Here’s a little story that, if accurate, I find to be quite telling in its own way.

As she ran for Senate as a sitting first lady in 2000, Hillary Rodham Clinton was facing an obstacle that her advisers found a bit awkward to discuss in her presence.

Her husband’s impeachment and the sexual affair that precipitated it were still recent memories. Now, that scandal was causing a headwind for the candidate as she found her own values questioned by a key segment of New York voters. This was the delicate subject on the table one evening at a White House strategy meeting, several participants recalled. The president gazed intently at poll data and then turned to his wife. “Women,” he announced, “want to know why you stayed with me.”

There was an awkward pause. But Hillary Clinton did not seem embarrassed. Instead, a half-smile crossed her face. “Yes,” she responded, “I’ve been wondering that myself.”

Jabbing the air for emphasis, Bill Clinton gave his answer: “Because you’re a sticker! That’s what people need to know — you’re a sticker. You stick at the things you care about.”

I suppose different people will have different reactions to that account, but one thing I’m sure of…that’s not normal. Of course, normal isn’t necessarily good, perhaps especially in those that would lead us. But still…

And I got to thinkin’ and rememberin’

Yeah, that little book came out in January of 2000. It was an early Valentine’s Day present for the president explaining why good, decent people stick with their friends even when they really, really screw up. And I think you know what Carville advises doing to your enemies.

Democratic strategist James Carville says his party should dump Howard Dean as chairman of the Democratic Party because of incompetence.

Carville, during coffee and rolls with political reporters today, said Democrats could have picked up as many as 50 House seats, instead of the nearly 30 they have so far.
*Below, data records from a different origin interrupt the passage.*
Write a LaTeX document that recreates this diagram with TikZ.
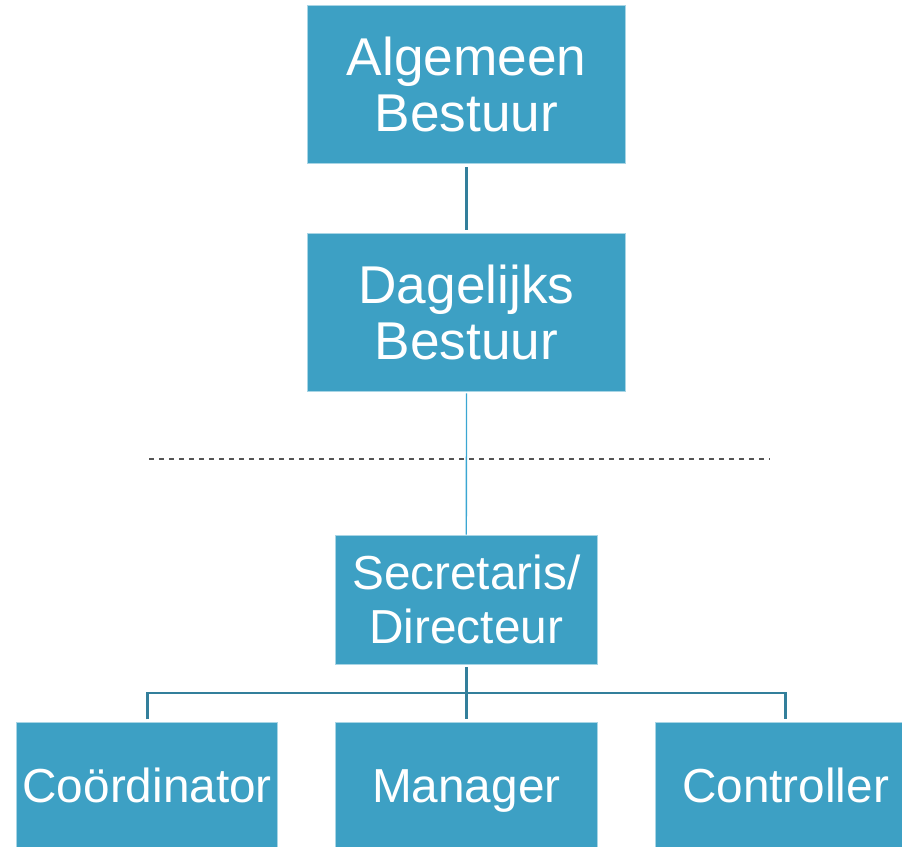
\documentclass[tikz,border=0pt]{standalone}
\usepackage{fontspec}
\setmainfont{Liberation Sans}
\definecolor{boxfill}{HTML}{3DA0C4}
\definecolor{boxedge}{HTML}{A8D5E5}
\definecolor{darkline}{HTML}{337F9B}
\definecolor{lightline}{HTML}{3BA6D2}
\definecolor{sepgray}{HTML}{555555}
\begin{document}
\begin{tikzpicture}[x=0.75pt,y=-0.75pt,
  box/.style={rectangle, fill=boxfill, draw=boxedge, line width=0.6pt, inner sep=0pt, text=white, align=center},
  bigbox/.style={box, minimum width=238.8pt, minimum height=118.2pt, font=\fontsize{39.9}{42}\selectfont},
  midbox/.style={box, minimum width=196pt, minimum height=97pt, font=\fontsize{35.8}{40.5}\selectfont},
  lowbox/.style={midbox, text height=23pt, text depth=0pt},
  darkconn/.style={draw=darkline, line width=2pt},
  lightconn/.style={draw=lightline, line width=1pt},
  treeconn/.style={draw=darkline, line width=2.2pt},
  sepline/.style={draw=sepgray, line width=1pt, dash pattern=on 3.4pt off 4.1pt}
]
\clip (0,0) rectangle (902,846);
\useasboundingbox (0,0) rectangle (902,846);
\node[bigbox] (ab) at (466.5,84.5) {Algemeen\\Bestuur};
\node[bigbox] (db) at (466.5,312.2) {Dagelijks\\Bestuur};
\node[midbox] (sd) at (466.3,599.7) {Secretaris/\\Directeur};
\node[lowbox] (co) at (147.2,787) {Coördinator};
\node[lowbox] (ma) at (466.3,787) {Manager};
\node[lowbox] (ct) at (785.6,787) {Controller};
\coordinate (sepL) at (149,459);
\coordinate (sepR) at (770,459);
\coordinate (bus) at (466.3,693);
\draw[sepline] (sepL) -- (sepR);
\draw[darkconn, shorten <=2.5pt, shorten >=2.5pt] (ab.south) -- (db.north);
\draw[lightconn, shorten <=1.5pt] (db.south) -- (sd.north);
\draw[treeconn, shorten <=2pt, shorten >=2pt] (sd.south) -- (ma.north);
\draw[treeconn, shorten <=2pt, shorten >=2pt] (co.north) |- (bus) -| (ct.north);
\end{tikzpicture}
\end{document}
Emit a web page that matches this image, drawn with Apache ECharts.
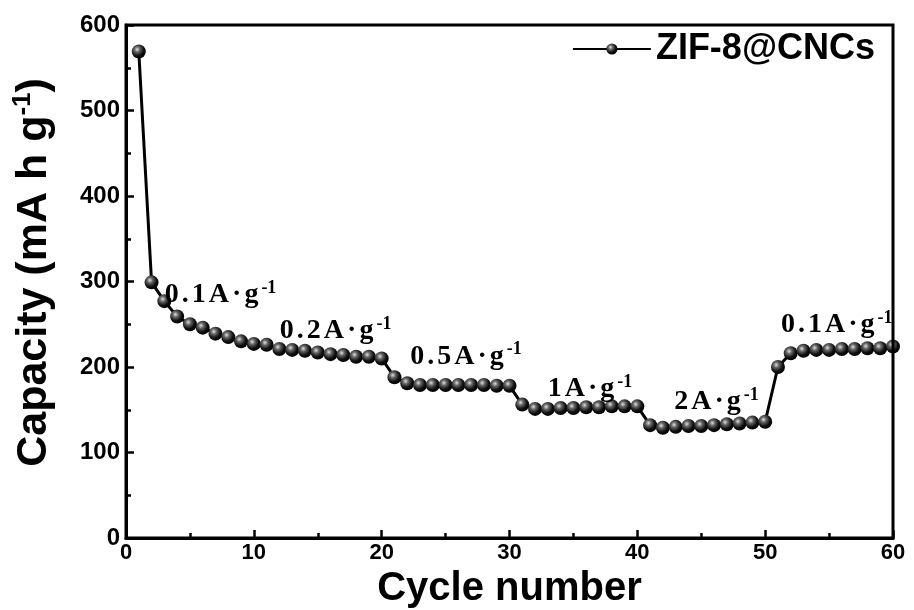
<!DOCTYPE html>
<html><head><meta charset="utf-8">
<script src="https://cdn.jsdelivr.net/npm/echarts@6/dist/echarts.min.js"></script>
<style>html,body{margin:0;padding:0;background:#fff}#c{width:914px;height:610px}</style>
</head><body><div id="c"></div>
<script>
var cycles = [];
for (var i = 1; i <= 60; i++) cycles.push(i);
var capacity = [569, 299, 277, 259, 250, 246, 239, 235, 230, 227,
  226, 221, 220, 219, 217, 215, 214, 212, 212, 210,
  188, 181, 179, 179, 179, 179, 179, 179, 178, 178,
  156, 151, 151, 152, 152, 153, 153, 154, 154, 154,
  132, 129, 130, 131, 131, 132, 133, 134, 135, 136,
  200, 216, 219, 220, 220, 221, 221, 222, 222, 224];
var annoText = ['0.1', '0.2', '0.5', '1', '2', '0.1'];
var annoX = [7.4, 16.4, 26.6, 36.3, 46.2, 55.6];
var annoY = [284, 242, 212, 174, 159, 249];
var seriesName = 'ZIF-8@CNCs';

var sphere = {
  type: 'radial', x: 0.38, y: 0.35, r: 0.65,
  colorStops: [{offset: 0, color: '#e0e0e0'}, {offset: 0.3, color: '#666'}, {offset: 0.7, color: '#111'}, {offset: 1, color: '#000'}]
};
var chart = echarts.init(document.getElementById('c'));
var serif = 'Liberation Serif, Times New Roman, serif';
var sans = 'Liberation Sans, Arial, sans-serif';
function spaced(s) {
  return s.split('').map(function (ch) { return '{t|' + ch + '}'; }).join('');
}
chart.setOption({
  animation: false,
  backgroundColor: '#fff',
  grid: {left: 126, right: 21, top: 25, bottom: 72, containLabel: false, outerBoundsMode: 'none'},
  legend: {
    right: 34, top: 26, itemWidth: 78, itemHeight: 14, itemGap: 5,
    data: [{name: seriesName}],
    itemStyle: {color: sphere},
    textStyle: {fontFamily: sans, fontWeight: 'bold', fontSize: 36, color: '#000'}
  },
  xAxis: {
    type: 'value', min: 0, max: 60, interval: 10,
    name: 'Cycle number', nameLocation: 'middle', nameGap: 24,
    nameTextStyle: {fontFamily: sans, fontWeight: 'bold', fontSize: 40, color: '#000'},
    axisLine: {onZero: false, lineStyle: {color: '#000', width: 3}},
    axisTick: {inside: true, length: 8, lineStyle: {width: 2.5, color: '#000'}},
    minorTick: {show: true, splitNumber: 2, length: 5, lineStyle: {width: 2.5, color: '#000'}},
    axisLabel: {fontFamily: 'Liberation Sans Narrow, ' + sans, fontWeight: 'bold', fontSize: 22, color: '#000', margin: 4},
    splitLine: {show: false}
  },
  yAxis: {
    type: 'value', min: 0, max: 600, interval: 100,
    name: 'Capacity (mA h g{sup|-1})', nameLocation: 'middle', nameGap: 68,
    nameTextStyle: {fontFamily: sans, fontWeight: 'bold', fontSize: 43, color: '#000', padding: [0, 0, 0, 18],
      rich: {sup: {fontFamily: sans, fontWeight: 'bold', fontSize: 26, verticalAlign: 'top', padding: [0, 0, 22, 0]}}},
    axisLine: {onZero: false, lineStyle: {color: '#000', width: 3}},
    axisTick: {inside: true, length: 8, lineStyle: {width: 2.5, color: '#000'}},
    minorTick: {show: true, splitNumber: 2, length: 5, lineStyle: {width: 2.5, color: '#000'}},
    axisLabel: {fontFamily: sans, fontWeight: 'bold', fontSize: 24, color: '#000', margin: 6},
    splitLine: {show: false}
  },
  graphic: [{type: 'rect', shape: {x: 126, y: 25, width: 767, height: 513}, style: {fill: 'none', stroke: '#000', lineWidth: 3}, silent: true, z: 100}],
  series: [{
    name: seriesName, type: 'line',
    data: cycles.map(function (c, i) { return [c, capacity[i]]; }),
    symbol: 'circle', symbolSize: 14,
    lineStyle: {color: '#000', width: 3},
    itemStyle: {color: sphere, borderWidth: 0},
    z: 3,
    markPoint: {
      silent: true, symbol: 'circle', symbolSize: 0,
      itemStyle: {color: 'transparent'},
      data: annoX.map(function (x, i) { return {coord: [x, annoY[i]], txt: annoText[i]}; }),
      label: {
        show: true, position: 'inside', color: '#000', opacity: 1,
        formatter: function (p) { return spaced(p.data.txt + 'A·g') + '{s|-1}'; },
        rich: {
          t: {fontFamily: serif, fontWeight: 'bold', fontSize: 28, color: '#000', padding: [0, 3, 0, 0]},
          s: {fontFamily: serif, fontWeight: 'bold', fontSize: 18, color: '#000', verticalAlign: 'top', padding: [0, 0, 14, 0]}
        }
      }
    }
  }]
});
</script></body></html>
The reason they didn’t, he said, is the Democratic National Committee did not spend some $6 million it could have put into so-called “third tier” House races against vulnerable Republicans.

Carville said the other Democratic campaign committees had borrowed to the hilt.

He said he tried to meet with Dean to argue for additional spending for Democrats in the final days of the campaign, but Dean declined and gave no reason why.

Asked by a reporter whether Dean should be dumped, Carville replied, “In a word, do I think? Yes.”

He added, “I think he should be held accountable.” He added, “I would describe his leadership as Rumsfeldian in its competence.”

Of course, Paul Begala felt the same way about Dean’s 50-state strategy:

BEGALA: He — yes, he’s in trouble, in that campaign managers, candidates, are really angry with him. He has raised $74 million and spent $64 million. He says it’s a long-term strategy. But what he has spent it on, apparently, is just hiring a bunch of staff people to wander around Utah and Mississippi and pick their nose. That’s not how you build a party. You win elections. That’s how you build a party.

Begala privately went much further:

“Look,” [Begala] said, “When we started there were only about 15 competitive races, but Rahm made the field over 35 by the end and that had nothing to do with the 50-state strategy.” I told him we never would have had so many competitive districts if not for the DNC investing staffers and resources into those states early on and expanding the playing field. “So you have people out there, what are they doing there though?” he questioned. ” I told him they were building a long term infrastructure for the Democratic Party, and we had people all over America knocking on doors and spreading the Democratic message. “So what do they say when they knock on the doors then?” he asked me. I told him they had a succinct 6 point plan for a “new direction” that they were discussing, a cohesive message that we haven’t had in the past. “Anyway,” Begala continued… “I don’t need some a**hole from Vermont telling me what to do.”

After that our conversation was interrupted and I walked away, but I couldn’t leave before stopping by one more time. “He brought a lot of new people into this Party, ” I told Begala as I passed by. He didn’t reply, so I said it again, “Paul I know your view on him, but he brought a lot of new people into this Party.” “Excellent, excellent,” he said. Shortly after that I left the ballroom.

Look at Will Marshall, the man known as Bill Clinton’s Idea Mill expounding on foreign policy in 2004:

Iraq, however, is the grand strategic prize. If we succeed in helping Iraq’s moderate majority establish a stable, decent, representative government in Baghdad, the ripple effects throughout the region will be enormous. A precipitous withdrawal, on the heels of Spain’s craven pull-out following the Madrid attacks, would be a strategic windfall for bin Ladenism. It would confirm the extremist claim that America lacks the stomach and stamina to fight against jihadists who, in al Qaeda’s famous boast, “love death more than you love life.” Bringing home the troops before our mission is done in Iraq would save lives in the short run, but only invite bolder attacks down the road.

I’m pretty sure these people are not on our side.